Melancholia also relates to Desire and the Ethics of Psychoanalysis: Ruti's argument that melancholic fixation can constitute ethical fidelity to singularity echoes the Lacanian injunction not to give ground relative to one's desire. At the same time, the concept is distinguished from Anxiety — where anxiety arises when the object draws too close and threatens to collapse lack, melancholia arises when the subject cannot release a loss and collapses time instead. The pivot in the source text from melancholia to anxiety as the "defining affective cost of contemporary achievement culture" reinforces this distinction: melancholia looks backward toward the irreplaceable; anxiety looks forward toward the intolerable proximity of the Real. Together they map the affective poles of a theory of desire structured by the objet petit a and the singularity of the subject's attachment.

Key formulations

Penis Envy and Other Bad Feelings: The Emotional Costs of Everyday LifeMari Ruti · 2018 (page unknown)

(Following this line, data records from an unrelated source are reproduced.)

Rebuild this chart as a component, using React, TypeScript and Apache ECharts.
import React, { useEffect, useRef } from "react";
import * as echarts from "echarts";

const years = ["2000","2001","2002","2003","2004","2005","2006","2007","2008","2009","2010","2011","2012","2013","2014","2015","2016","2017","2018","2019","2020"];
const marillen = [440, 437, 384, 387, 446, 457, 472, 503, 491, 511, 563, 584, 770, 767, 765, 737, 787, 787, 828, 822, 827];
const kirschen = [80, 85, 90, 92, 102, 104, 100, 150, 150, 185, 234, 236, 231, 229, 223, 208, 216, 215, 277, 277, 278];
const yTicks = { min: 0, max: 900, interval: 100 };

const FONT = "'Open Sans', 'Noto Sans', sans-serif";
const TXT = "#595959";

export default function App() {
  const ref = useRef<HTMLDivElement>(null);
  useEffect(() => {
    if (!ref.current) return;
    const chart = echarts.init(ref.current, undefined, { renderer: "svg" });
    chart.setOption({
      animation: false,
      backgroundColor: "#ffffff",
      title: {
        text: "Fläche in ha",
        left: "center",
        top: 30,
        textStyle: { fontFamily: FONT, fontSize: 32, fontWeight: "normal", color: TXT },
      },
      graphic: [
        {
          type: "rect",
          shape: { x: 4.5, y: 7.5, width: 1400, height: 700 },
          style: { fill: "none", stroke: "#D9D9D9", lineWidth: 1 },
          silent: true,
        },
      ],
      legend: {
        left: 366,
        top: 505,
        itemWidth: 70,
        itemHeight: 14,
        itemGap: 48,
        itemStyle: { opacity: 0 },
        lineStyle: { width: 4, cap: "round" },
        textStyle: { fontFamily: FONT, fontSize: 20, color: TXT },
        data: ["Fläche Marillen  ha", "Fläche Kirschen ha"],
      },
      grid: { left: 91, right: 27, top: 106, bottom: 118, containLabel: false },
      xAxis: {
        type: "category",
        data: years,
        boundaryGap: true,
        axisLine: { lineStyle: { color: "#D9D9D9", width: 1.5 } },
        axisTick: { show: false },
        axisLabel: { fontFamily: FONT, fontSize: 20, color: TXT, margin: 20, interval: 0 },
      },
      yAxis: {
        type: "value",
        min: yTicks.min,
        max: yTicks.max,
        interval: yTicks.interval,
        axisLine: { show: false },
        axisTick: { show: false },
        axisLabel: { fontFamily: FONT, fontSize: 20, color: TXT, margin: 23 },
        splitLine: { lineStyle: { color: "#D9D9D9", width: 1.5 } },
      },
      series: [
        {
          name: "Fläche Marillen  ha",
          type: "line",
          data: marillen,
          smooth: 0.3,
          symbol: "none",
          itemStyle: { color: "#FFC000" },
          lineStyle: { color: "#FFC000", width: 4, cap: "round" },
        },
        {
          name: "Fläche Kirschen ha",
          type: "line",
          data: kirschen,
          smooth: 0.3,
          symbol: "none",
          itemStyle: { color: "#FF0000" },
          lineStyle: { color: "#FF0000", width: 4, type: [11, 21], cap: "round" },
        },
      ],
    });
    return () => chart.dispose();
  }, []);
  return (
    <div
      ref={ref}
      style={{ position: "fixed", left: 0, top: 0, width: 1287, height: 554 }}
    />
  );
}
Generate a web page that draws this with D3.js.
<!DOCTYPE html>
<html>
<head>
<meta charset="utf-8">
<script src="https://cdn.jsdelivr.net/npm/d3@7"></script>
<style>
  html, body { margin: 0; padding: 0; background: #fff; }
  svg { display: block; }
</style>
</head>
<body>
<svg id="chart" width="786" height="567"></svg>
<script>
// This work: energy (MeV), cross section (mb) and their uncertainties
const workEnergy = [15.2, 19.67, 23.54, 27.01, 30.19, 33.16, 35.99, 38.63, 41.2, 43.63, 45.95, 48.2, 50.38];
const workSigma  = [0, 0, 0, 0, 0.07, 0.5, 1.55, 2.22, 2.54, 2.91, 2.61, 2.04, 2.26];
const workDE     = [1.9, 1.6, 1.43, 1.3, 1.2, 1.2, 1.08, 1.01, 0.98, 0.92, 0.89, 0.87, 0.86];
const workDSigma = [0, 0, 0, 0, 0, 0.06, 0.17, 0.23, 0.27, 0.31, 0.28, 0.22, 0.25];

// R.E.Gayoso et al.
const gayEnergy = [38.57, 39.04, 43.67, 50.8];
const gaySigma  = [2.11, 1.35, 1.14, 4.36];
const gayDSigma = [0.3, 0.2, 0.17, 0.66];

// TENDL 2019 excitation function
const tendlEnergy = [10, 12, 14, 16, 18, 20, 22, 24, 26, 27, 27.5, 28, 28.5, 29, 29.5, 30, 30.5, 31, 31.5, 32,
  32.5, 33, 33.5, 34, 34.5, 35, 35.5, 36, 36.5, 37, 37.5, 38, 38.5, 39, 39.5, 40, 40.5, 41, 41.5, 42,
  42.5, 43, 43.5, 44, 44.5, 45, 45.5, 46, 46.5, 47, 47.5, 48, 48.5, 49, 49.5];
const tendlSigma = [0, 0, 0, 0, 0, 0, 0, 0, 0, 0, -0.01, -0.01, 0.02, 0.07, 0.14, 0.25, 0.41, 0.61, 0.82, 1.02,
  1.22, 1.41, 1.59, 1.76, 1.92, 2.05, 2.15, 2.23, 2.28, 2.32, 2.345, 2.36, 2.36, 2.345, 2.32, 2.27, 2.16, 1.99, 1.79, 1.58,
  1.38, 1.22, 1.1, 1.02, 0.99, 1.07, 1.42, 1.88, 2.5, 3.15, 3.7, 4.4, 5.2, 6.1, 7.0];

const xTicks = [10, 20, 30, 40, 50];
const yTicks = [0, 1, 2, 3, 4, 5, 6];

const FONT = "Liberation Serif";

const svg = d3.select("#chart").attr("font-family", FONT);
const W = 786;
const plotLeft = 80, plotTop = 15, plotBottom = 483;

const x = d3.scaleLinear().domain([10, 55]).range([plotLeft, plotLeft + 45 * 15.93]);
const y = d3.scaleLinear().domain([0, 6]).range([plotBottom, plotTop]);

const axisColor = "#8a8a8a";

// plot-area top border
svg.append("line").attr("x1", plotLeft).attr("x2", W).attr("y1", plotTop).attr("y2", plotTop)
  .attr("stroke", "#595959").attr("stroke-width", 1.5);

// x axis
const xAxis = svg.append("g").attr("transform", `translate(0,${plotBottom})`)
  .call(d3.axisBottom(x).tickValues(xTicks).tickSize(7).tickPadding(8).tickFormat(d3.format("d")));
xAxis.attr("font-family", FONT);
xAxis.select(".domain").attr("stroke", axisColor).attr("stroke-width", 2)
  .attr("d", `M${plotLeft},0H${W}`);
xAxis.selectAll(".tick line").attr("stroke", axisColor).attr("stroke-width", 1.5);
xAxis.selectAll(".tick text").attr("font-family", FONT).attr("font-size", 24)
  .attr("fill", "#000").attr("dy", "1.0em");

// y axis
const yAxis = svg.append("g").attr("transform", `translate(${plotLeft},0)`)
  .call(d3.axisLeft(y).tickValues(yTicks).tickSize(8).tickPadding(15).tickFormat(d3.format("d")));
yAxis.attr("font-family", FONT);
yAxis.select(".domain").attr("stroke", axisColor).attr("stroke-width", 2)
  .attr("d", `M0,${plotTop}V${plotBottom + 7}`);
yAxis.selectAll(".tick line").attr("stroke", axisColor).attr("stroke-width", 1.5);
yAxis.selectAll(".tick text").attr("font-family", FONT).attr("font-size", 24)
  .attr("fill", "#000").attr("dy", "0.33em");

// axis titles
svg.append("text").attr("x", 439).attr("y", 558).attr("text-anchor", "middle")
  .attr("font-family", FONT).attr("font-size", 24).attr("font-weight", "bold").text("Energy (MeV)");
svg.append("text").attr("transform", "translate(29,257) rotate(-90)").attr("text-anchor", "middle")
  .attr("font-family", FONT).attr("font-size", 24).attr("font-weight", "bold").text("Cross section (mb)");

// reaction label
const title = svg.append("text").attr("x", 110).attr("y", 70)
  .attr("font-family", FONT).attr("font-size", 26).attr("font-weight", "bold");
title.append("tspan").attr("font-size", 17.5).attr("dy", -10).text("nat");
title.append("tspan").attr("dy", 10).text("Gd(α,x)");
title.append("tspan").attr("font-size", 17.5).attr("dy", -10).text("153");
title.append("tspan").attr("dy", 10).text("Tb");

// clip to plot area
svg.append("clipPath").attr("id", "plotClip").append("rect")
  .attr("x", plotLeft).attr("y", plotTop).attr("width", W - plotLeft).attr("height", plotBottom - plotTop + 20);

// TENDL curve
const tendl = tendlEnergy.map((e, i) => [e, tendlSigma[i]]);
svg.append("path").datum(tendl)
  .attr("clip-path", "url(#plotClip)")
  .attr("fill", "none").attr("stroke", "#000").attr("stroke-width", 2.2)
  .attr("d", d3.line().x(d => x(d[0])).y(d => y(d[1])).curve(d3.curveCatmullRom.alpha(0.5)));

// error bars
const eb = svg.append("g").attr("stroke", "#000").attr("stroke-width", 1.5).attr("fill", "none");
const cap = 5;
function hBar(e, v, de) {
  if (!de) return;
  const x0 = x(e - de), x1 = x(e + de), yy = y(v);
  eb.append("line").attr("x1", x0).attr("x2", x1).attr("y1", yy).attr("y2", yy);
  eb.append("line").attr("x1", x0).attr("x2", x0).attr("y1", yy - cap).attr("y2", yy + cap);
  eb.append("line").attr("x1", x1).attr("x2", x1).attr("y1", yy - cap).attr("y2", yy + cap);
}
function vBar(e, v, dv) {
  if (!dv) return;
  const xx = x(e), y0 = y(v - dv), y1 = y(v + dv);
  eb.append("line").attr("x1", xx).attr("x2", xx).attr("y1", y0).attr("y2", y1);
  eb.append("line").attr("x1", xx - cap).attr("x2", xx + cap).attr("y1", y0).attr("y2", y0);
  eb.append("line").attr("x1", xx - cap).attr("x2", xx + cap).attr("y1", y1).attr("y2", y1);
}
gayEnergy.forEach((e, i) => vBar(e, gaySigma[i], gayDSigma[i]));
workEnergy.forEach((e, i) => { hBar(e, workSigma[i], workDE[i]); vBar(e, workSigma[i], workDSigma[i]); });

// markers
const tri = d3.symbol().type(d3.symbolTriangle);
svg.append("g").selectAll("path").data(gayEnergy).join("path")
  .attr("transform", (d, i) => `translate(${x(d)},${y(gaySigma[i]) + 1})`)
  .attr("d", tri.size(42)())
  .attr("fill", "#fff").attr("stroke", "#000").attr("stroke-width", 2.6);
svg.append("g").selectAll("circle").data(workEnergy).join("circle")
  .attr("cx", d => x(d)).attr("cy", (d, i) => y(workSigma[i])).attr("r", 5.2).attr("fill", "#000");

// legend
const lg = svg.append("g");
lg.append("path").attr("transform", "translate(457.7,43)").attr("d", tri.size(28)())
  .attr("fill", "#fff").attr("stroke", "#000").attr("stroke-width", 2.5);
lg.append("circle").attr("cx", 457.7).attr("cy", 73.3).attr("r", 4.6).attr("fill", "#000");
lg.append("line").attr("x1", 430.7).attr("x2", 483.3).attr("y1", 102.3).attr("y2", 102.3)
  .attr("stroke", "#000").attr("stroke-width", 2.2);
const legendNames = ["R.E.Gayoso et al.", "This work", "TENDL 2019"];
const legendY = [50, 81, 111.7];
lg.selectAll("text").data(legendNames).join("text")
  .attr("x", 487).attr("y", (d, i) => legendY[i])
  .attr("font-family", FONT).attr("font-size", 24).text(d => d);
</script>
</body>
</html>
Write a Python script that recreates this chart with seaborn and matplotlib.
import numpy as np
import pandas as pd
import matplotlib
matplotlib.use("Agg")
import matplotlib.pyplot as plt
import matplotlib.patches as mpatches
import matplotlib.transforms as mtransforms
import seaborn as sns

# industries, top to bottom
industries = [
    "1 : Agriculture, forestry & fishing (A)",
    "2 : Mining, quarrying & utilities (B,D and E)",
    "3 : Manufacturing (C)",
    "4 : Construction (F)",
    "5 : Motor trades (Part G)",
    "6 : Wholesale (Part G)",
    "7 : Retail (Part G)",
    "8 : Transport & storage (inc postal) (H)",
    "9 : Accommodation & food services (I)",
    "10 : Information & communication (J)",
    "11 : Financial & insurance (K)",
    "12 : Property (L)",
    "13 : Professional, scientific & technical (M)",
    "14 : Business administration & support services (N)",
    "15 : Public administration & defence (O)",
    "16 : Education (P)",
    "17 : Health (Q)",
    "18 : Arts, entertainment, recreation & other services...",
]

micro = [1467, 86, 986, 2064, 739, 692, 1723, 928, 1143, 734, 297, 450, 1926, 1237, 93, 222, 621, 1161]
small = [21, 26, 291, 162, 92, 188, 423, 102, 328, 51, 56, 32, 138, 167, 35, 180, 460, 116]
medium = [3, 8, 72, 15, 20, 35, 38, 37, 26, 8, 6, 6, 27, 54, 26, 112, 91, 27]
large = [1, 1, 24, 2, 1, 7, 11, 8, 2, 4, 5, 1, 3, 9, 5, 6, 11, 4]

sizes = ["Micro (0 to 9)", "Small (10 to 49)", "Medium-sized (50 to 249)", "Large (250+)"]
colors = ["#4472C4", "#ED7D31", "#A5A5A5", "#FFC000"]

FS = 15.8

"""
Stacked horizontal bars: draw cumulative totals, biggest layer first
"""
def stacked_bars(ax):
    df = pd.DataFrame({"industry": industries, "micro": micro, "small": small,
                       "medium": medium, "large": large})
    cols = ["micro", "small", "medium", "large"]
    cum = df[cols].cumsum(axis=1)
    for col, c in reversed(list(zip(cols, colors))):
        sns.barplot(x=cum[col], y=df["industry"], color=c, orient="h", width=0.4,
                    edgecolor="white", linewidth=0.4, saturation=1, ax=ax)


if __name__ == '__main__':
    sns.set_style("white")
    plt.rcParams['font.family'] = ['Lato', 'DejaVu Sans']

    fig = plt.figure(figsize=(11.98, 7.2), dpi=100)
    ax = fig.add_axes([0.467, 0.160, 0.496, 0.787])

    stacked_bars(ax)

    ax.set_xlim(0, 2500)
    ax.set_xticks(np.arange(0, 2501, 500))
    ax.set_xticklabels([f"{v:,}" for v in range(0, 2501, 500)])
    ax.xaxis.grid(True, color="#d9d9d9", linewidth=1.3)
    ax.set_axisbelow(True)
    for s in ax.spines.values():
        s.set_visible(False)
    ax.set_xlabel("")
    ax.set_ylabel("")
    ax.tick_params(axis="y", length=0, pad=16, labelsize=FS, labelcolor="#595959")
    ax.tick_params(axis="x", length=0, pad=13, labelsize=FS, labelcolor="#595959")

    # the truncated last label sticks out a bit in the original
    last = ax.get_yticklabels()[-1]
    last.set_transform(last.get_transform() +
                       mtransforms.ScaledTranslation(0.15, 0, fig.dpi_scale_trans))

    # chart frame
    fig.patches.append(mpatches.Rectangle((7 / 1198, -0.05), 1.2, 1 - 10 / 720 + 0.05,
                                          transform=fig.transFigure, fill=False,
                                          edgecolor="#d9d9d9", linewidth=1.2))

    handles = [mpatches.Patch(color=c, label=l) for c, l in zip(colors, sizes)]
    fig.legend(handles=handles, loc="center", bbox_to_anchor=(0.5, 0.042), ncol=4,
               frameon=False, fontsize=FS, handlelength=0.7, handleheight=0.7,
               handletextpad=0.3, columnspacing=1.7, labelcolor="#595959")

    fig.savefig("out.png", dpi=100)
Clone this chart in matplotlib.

Freud called the paralysis of desire that results from the loss of a loved person melancholia, which he defined as the kind of mourning that doesn't come to a timely end.

The phrase "paralysis of desire" is theoretically loaded because it names melancholia not as the loss of an object per se but as the arrest of desire's structural movement — the very movement that, in Lacanian terms, constitutes the subject as desiring. By linking this paralysis explicitly to the loss of an irreplaceable "loved person" and to mourning's refusal of temporal resolution ("doesn't come to a timely end"), the formulation positions melancholia at the intersection of the lost object's non-substitutability and the ethical question of whether fidelity to that singularity is suffering, resistance, or both.